Govt confirms plans to make pension fund clearing exemption permanent

The government has confirmed that it will maintain pension funds’ exemption from the clearing obligation for the longer-term, after industry feedback revealed "clear evidence" that removing the exemption would reduce schemes' ability to invest in productive assets.

In the UK, pension schemes are currently exempt from the obligation to clear certain derivative contracts, after the government extended the exemption until 18 June 2025 last year.

When making this extension the government confirmed that it would conduct a review of the exemption ahead of June 2025, and that this review would aim to consider and implement a longer-term policy approach which would not require further temporary extensions to be made.

In line with this, HM Treasury previously launched a call for evidence on pension funds’ exemption from the clearing obligation, seeking views from industry stakeholders on pension funds’ exemption from the clearing obligation to inform this governmental review.

In its response to the call for evidence, the government revealed that most respondents thought that mandatory clearing for pension funds would place more pressure on their liquidity management, particularly during market stress.

In particular, respondents warned that the need to post cash as variation margin would require them to have cash readily available, otherwise they would have to raise cash quickly to meet increased variation margin calls.

In addition to this, it found that the majority of pension schemes and asset managers that use derivatives that would otherwise be subject to the clearing obligation make use of the exemption.

Given this, almost all respondents supported the exemption being maintained, and most advocated for the exemption to be made permanent.

Indeed, out of the 26 responses received to the call for evidence, 17 advocated for a permanent exemption to be put in place, while four supported a continuation of the exemption without necessarily advocating for a permanent exemption.

Just three were either neutral or did not give a view, while two advocated for the exemption to expire.

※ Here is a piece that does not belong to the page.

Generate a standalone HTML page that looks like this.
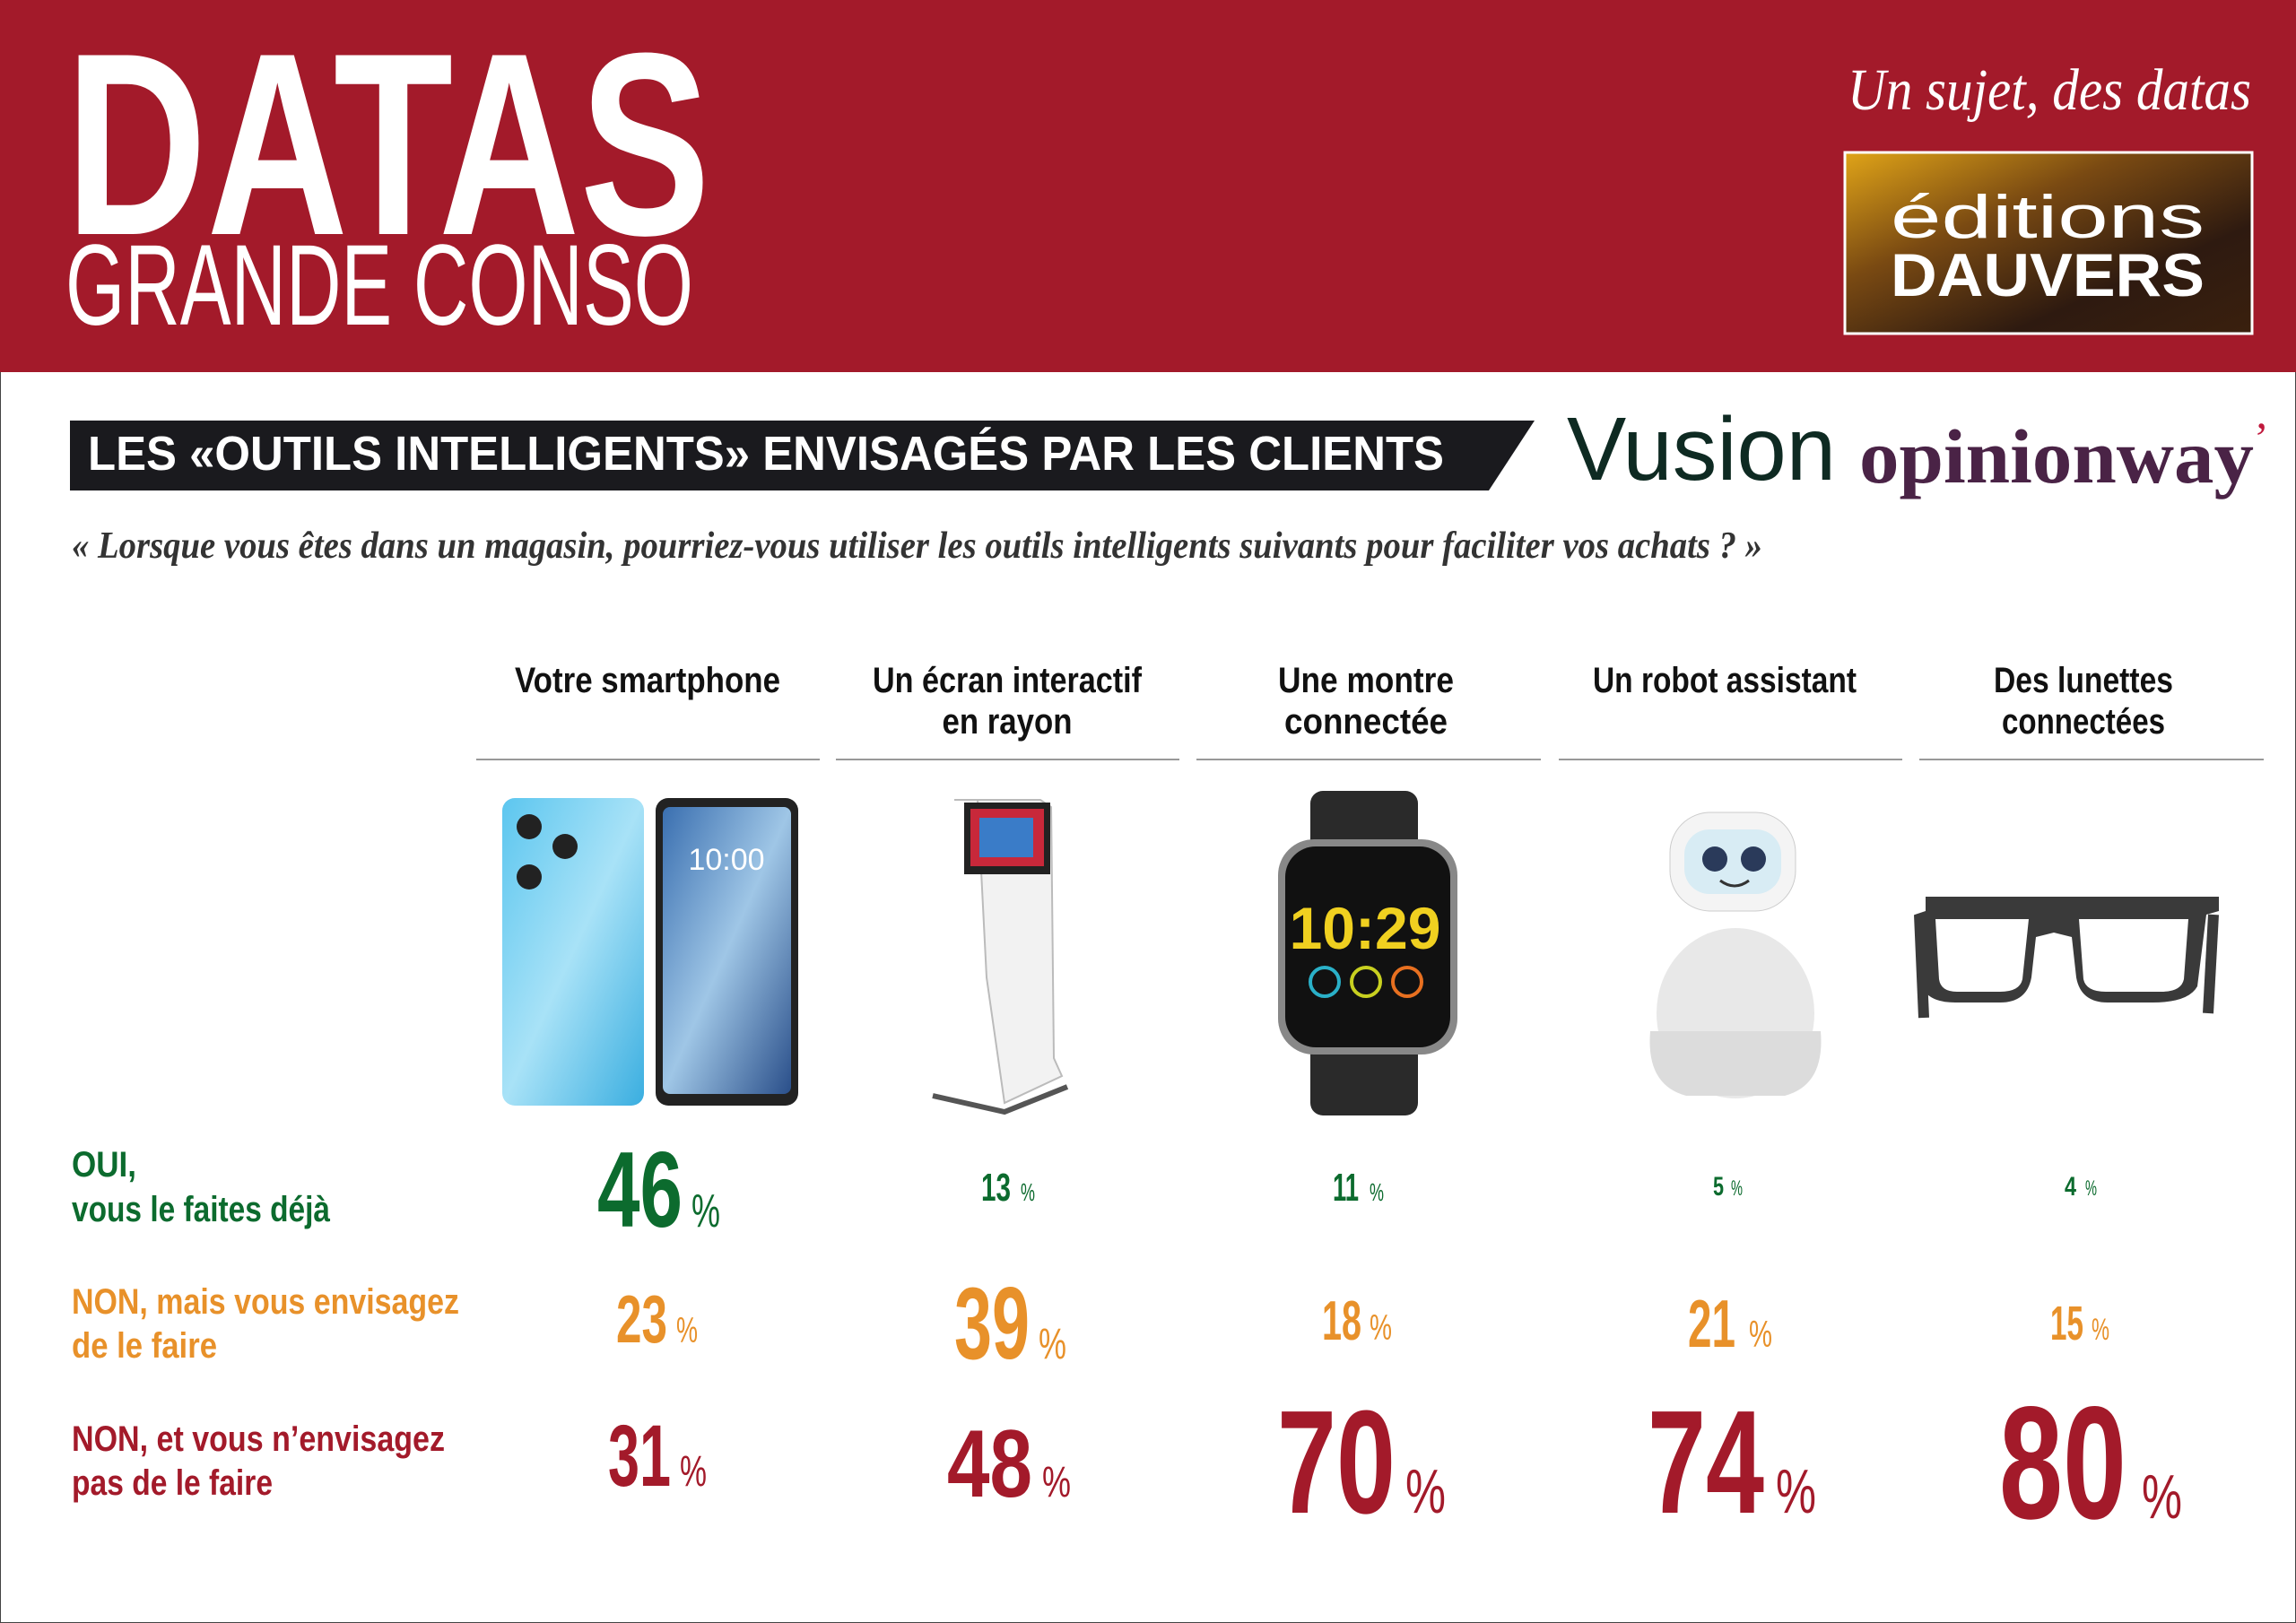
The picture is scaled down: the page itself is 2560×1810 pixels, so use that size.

The main reasons in support of a permanent exemption were the lack of progress in addressing the difficulties pension schemes face in meeting central counterparty (CCP) cash margin requirements, the increase in cash holdings and reduced investment returns that would likely result from an expiry of the exemption and the increased liquidity pressures that would be placed on schemes.

Several respondents also argued that a permanent exemption would provide long-term certainty on this issue.

Having analysed this feedback, and worked closely with the UK regulatory authorities on the issue, the government confirmed that it has decided that the exemption should be maintained for the longer-term.

"Overall, the government concluded that there was clear evidence that removing the exemption would reduce pension schemes' ability to invest in productive assets, whilst the extent to which this would be of material benefit to financial stability was more difficult to evaluate," the response stated.

"On this basis, the government will now take forward secondary legislation to ensure that the exemption does not expire on 18 June 2025 as currently scheduled and to remove any further time limit on the exemption."

However, the government confirmed that it will keep this policy under review in coordination with the applicable UK regulatory authorities and, if there are changes to market dynamics or structure or wider government reforms that have a material impact on the value of mandatory central clearing for pension schemes, the government may reassess this issue.